*Source data:*
********
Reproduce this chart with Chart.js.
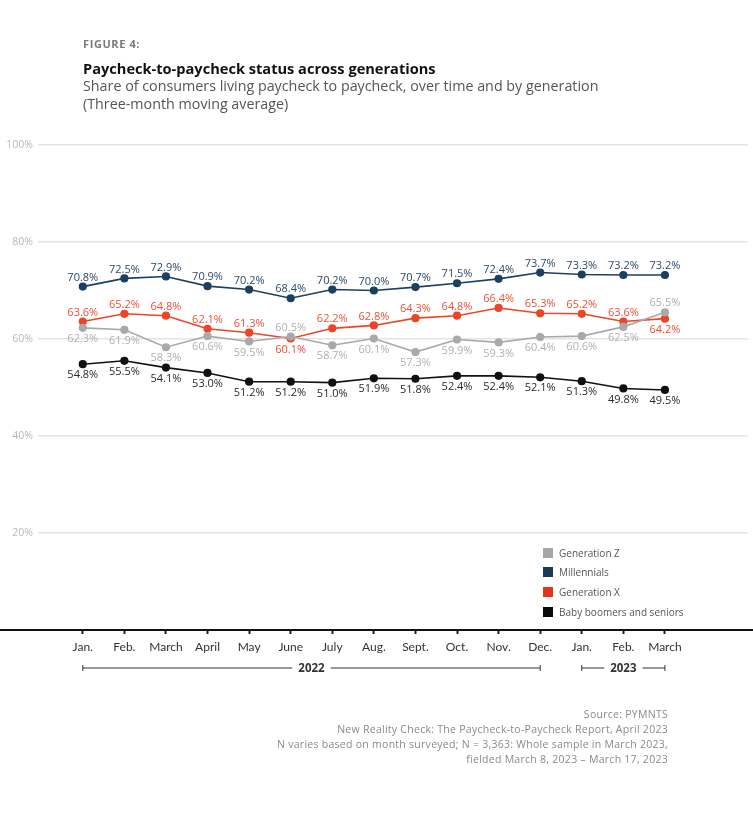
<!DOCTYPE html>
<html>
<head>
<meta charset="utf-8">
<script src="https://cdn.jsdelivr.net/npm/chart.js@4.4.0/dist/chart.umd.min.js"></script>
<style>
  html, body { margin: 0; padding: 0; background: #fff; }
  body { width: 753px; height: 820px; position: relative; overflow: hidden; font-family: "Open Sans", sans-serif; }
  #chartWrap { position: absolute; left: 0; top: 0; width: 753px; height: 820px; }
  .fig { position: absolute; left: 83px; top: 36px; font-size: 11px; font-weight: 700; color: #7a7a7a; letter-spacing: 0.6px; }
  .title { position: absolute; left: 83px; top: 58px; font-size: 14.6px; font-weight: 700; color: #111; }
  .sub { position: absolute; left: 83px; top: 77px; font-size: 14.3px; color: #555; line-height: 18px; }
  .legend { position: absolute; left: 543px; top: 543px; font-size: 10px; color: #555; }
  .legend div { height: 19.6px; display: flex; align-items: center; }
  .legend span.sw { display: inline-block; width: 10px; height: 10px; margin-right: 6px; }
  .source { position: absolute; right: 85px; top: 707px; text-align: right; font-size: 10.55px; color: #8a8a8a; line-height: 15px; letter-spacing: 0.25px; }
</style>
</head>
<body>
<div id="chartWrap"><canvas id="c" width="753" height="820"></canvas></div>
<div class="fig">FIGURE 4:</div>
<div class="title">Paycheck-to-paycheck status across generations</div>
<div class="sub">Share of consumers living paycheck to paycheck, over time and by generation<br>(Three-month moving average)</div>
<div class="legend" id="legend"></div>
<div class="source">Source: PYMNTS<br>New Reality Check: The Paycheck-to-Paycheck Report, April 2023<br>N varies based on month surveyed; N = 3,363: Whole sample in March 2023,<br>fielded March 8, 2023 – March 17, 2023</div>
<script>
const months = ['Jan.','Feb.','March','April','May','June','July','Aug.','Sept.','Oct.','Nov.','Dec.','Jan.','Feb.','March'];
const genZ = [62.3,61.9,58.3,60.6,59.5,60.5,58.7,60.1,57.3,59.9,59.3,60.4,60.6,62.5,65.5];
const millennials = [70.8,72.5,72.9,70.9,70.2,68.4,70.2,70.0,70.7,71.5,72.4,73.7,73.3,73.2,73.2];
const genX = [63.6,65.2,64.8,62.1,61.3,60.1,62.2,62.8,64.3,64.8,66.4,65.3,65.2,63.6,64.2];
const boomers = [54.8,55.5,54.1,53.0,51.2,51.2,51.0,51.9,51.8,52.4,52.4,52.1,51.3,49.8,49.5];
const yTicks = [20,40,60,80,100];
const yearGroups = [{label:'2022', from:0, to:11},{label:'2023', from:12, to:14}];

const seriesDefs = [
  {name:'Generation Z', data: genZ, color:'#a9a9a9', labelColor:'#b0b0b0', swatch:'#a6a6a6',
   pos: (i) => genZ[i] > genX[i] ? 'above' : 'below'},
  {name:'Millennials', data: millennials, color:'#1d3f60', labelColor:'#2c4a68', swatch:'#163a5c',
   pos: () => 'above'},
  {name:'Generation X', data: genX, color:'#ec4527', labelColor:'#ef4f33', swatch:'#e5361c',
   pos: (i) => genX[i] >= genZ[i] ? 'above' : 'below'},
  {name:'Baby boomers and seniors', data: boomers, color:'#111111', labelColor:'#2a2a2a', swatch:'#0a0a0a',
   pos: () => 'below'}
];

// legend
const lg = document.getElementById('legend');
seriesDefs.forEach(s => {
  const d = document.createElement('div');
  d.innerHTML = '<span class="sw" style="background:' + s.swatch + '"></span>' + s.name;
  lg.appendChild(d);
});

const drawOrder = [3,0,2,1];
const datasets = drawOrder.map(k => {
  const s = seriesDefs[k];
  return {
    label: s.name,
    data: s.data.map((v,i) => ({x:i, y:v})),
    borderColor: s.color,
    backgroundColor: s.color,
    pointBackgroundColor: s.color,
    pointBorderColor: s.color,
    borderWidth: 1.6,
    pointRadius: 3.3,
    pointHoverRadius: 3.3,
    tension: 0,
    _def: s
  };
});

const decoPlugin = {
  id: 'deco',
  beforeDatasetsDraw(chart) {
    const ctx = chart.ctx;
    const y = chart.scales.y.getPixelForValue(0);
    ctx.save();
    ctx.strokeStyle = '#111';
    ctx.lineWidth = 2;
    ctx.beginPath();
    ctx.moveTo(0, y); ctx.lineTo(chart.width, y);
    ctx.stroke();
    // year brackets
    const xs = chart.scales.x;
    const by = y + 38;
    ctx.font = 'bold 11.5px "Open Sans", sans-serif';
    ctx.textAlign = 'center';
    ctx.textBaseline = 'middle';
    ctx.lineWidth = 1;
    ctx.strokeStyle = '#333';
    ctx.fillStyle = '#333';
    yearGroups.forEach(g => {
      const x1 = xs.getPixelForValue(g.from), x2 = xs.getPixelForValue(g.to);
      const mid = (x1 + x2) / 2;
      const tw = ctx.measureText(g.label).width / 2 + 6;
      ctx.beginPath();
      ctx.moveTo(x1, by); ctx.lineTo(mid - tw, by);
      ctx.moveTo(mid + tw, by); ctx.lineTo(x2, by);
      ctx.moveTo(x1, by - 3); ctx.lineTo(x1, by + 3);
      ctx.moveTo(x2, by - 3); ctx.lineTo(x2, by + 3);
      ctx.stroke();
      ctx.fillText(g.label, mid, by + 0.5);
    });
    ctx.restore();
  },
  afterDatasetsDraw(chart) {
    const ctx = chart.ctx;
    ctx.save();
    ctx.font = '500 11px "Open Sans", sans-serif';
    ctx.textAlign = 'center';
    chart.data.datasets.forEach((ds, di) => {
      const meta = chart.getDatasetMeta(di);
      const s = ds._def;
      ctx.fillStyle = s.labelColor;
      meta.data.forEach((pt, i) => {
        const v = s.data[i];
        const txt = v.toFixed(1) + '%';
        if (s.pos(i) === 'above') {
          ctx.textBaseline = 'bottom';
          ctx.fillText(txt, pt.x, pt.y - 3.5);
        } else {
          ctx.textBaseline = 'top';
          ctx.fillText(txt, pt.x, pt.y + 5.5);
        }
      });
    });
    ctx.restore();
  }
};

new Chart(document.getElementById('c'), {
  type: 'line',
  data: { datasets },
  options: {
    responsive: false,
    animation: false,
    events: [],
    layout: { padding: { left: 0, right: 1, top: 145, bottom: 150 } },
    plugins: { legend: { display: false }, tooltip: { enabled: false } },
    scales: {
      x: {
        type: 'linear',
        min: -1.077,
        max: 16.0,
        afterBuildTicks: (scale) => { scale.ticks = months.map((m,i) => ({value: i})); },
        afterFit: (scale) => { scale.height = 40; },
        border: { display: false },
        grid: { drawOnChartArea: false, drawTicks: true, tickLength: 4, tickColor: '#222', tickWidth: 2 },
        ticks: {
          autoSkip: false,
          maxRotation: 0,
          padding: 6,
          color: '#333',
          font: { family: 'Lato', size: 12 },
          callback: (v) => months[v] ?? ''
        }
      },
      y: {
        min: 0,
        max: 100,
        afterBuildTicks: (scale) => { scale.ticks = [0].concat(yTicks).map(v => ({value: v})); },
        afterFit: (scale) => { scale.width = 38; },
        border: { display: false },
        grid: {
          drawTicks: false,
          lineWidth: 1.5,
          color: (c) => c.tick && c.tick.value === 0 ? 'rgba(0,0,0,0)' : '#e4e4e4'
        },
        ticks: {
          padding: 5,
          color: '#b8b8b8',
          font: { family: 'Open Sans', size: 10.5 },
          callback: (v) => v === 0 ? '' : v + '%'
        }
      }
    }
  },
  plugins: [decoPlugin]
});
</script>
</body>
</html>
********
*Exercise instructions:* Write out each line of the data exactly; the images should be left out.

*Finished exercise:*
Reproduce this chart with Chart.js.
<!DOCTYPE html>
<html>
<head>
<meta charset="utf-8">
<script src="https://cdn.jsdelivr.net/npm/chart.js@4.4.0/dist/chart.umd.min.js"></script>
<style>
  html, body { margin: 0; padding: 0; background: #fff; }
  body { width: 753px; height: 820px; position: relative; overflow: hidden; font-family: "Open Sans", sans-serif; }
  #chartWrap { position: absolute; left: 0; top: 0; width: 753px; height: 820px; }
  .fig { position: absolute; left: 83px; top: 36px; font-size: 11px; font-weight: 700; color: #7a7a7a; letter-spacing: 0.6px; }
  .title { position: absolute; left: 83px; top: 58px; font-size: 14.6px; font-weight: 700; color: #111; }
  .sub { position: absolute; left: 83px; top: 77px; font-size: 14.3px; color: #555; line-height: 18px; }
  .legend { position: absolute; left: 543px; top: 543px; font-size: 10px; color: #555; }
  .legend div { height: 19.6px; display: flex; align-items: center; }
  .legend span.sw { display: inline-block; width: 10px; height: 10px; margin-right: 6px; }
  .source { position: absolute; right: 85px; top: 707px; text-align: right; font-size: 10.55px; color: #8a8a8a; line-height: 15px; letter-spacing: 0.25px; }
</style>
</head>
<body>
<div id="chartWrap"><canvas id="c" width="753" height="820"></canvas></div>
<div class="fig">FIGURE 4:</div>
<div class="title">Paycheck-to-paycheck status across generations</div>
<div class="sub">Share of consumers living paycheck to paycheck, over time and by generation<br>(Three-month moving average)</div>
<div class="legend" id="legend"></div>
<div class="source">Source: PYMNTS<br>New Reality Check: The Paycheck-to-Paycheck Report, April 2023<br>N varies based on month surveyed; N = 3,363: Whole sample in March 2023,<br>fielded March 8, 2023 – March 17, 2023</div>
<script>
const months = ['Jan.','Feb.','March','April','May','June','July','Aug.','Sept.','Oct.','Nov.','Dec.','Jan.','Feb.','March'];
const genZ = [62.3,61.9,58.3,60.6,59.5,60.5,58.7,60.1,57.3,59.9,59.3,60.4,60.6,62.5,65.5];
const millennials = [70.8,72.5,72.9,70.9,70.2,68.4,70.2,70.0,70.7,71.5,72.4,73.7,73.3,73.2,73.2];
const genX = [63.6,65.2,64.8,62.1,61.3,60.1,62.2,62.8,64.3,64.8,66.4,65.3,65.2,63.6,64.2];
const boomers = [54.8,55.5,54.1,53.0,51.2,51.2,51.0,51.9,51.8,52.4,52.4,52.1,51.3,49.8,49.5];
const yTicks = [20,40,60,80,100];
const yearGroups = [{label:'2022', from:0, to:11},{label:'2023', from:12, to:14}];

const seriesDefs = [
  {name:'Generation Z', data: genZ, color:'#a9a9a9', labelColor:'#b0b0b0', swatch:'#a6a6a6',
   pos: (i) => genZ[i] > genX[i] ? 'above' : 'below'},
  {name:'Millennials', data: millennials, color:'#1d3f60', labelColor:'#2c4a68', swatch:'#163a5c',
   pos: () => 'above'},
  {name:'Generation X', data: genX, color:'#ec4527', labelColor:'#ef4f33', swatch:'#e5361c',
   pos: (i) => genX[i] >= genZ[i] ? 'above' : 'below'},
  {name:'Baby boomers and seniors', data: boomers, color:'#111111', labelColor:'#2a2a2a', swatch:'#0a0a0a',
   pos: () => 'below'}
];

// legend
const lg = document.getElementById('legend');
seriesDefs.forEach(s => {
  const d = document.createElement('div');
  d.innerHTML = '<span class="sw" style="background:' + s.swatch + '"></span>' + s.name;
  lg.appendChild(d);
});

const drawOrder = [3,0,2,1];
const datasets = drawOrder.map(k => {
  const s = seriesDefs[k];
  return {
    label: s.name,
    data: s.data.map((v,i) => ({x:i, y:v})),
    borderColor: s.color,
    backgroundColor: s.color,
    pointBackgroundColor: s.color,
    pointBorderColor: s.color,
    borderWidth: 1.6,
    pointRadius: 3.3,
    pointHoverRadius: 3.3,
    tension: 0,
    _def: s
  };
});

const decoPlugin = {
  id: 'deco',
  beforeDatasetsDraw(chart) {
    const ctx = chart.ctx;
    const y = chart.scales.y.getPixelForValue(0);
    ctx.save();
    ctx.strokeStyle = '#111';
    ctx.lineWidth = 2;
    ctx.beginPath();
    ctx.moveTo(0, y); ctx.lineTo(chart.width, y);
    ctx.stroke();
    // year brackets
    const xs = chart.scales.x;
    const by = y + 38;
    ctx.font = 'bold 11.5px "Open Sans", sans-serif';
    ctx.textAlign = 'center';
    ctx.textBaseline = 'middle';
    ctx.lineWidth = 1;
    ctx.strokeStyle = '#333';
    ctx.fillStyle = '#333';
    yearGroups.forEach(g => {
      const x1 = xs.getPixelForValue(g.from), x2 = xs.getPixelForValue(g.to);
      const mid = (x1 + x2) / 2;
      const tw = ctx.measureText(g.label).width / 2 + 6;
      ctx.beginPath();
      ctx.moveTo(x1, by); ctx.lineTo(mid - tw, by);
      ctx.moveTo(mid + tw, by); ctx.lineTo(x2, by);
      ctx.moveTo(x1, by - 3); ctx.lineTo(x1, by + 3);
      ctx.moveTo(x2, by - 3); ctx.lineTo(x2, by + 3);
      ctx.stroke();
      ctx.fillText(g.label, mid, by + 0.5);
    });
    ctx.restore();
  },
  afterDatasetsDraw(chart) {
    const ctx = chart.ctx;
    ctx.save();
    ctx.font = '500 11px "Open Sans", sans-serif';
    ctx.textAlign = 'center';
    chart.data.datasets.forEach((ds, di) => {
      const meta = chart.getDatasetMeta(di);
      const s = ds._def;
      ctx.fillStyle = s.labelColor;
      meta.data.forEach((pt, i) => {
        const v = s.data[i];
        const txt = v.toFixed(1) + '%';
        if (s.pos(i) === 'above') {
          ctx.textBaseline = 'bottom';
          ctx.fillText(txt, pt.x, pt.y - 3.5);
        } else {
          ctx.textBaseline = 'top';
          ctx.fillText(txt, pt.x, pt.y + 5.5);
        }
      });
    });
    ctx.restore();
  }
};

new Chart(document.getElementById('c'), {
  type: 'line',
  data: { datasets },
  options: {
    responsive: false,
    animation: false,
    events: [],
    layout: { padding: { left: 0, right: 1, top: 145, bottom: 150 } },
    plugins: { legend: { display: false }, tooltip: { enabled: false } },
    scales: {
      x: {
        type: 'linear',
        min: -1.077,
        max: 16.0,
        afterBuildTicks: (scale) => { scale.ticks = months.map((m,i) => ({value: i})); },
        afterFit: (scale) => { scale.height = 40; },
        border: { display: false },
        grid: { drawOnChartArea: false, drawTicks: true, tickLength: 4, tickColor: '#222', tickWidth: 2 },
        ticks: {
          autoSkip: false,
          maxRotation: 0,
          padding: 6,
          color: '#333',
          font: { family: 'Lato', size: 12 },
          callback: (v) => months[v] ?? ''
        }
      },
      y: {
        min: 0,
        max: 100,
        afterBuildTicks: (scale) => { scale.ticks = [0].concat(yTicks).map(v => ({value: v})); },
        afterFit: (scale) => { scale.width = 38; },
        border: { display: false },
        grid: {
          drawTicks: false,
          lineWidth: 1.5,
          color: (c) => c.tick && c.tick.value === 0 ? 'rgba(0,0,0,0)' : '#e4e4e4'
        },
        ticks: {
          padding: 5,
          color: '#b8b8b8',
          font: { family: 'Open Sans', size: 10.5 },
          callback: (v) => v === 0 ? '' : v + '%'
        }
      }
    }
  },
  plugins: [decoPlugin]
});
</script>
</body>
</html>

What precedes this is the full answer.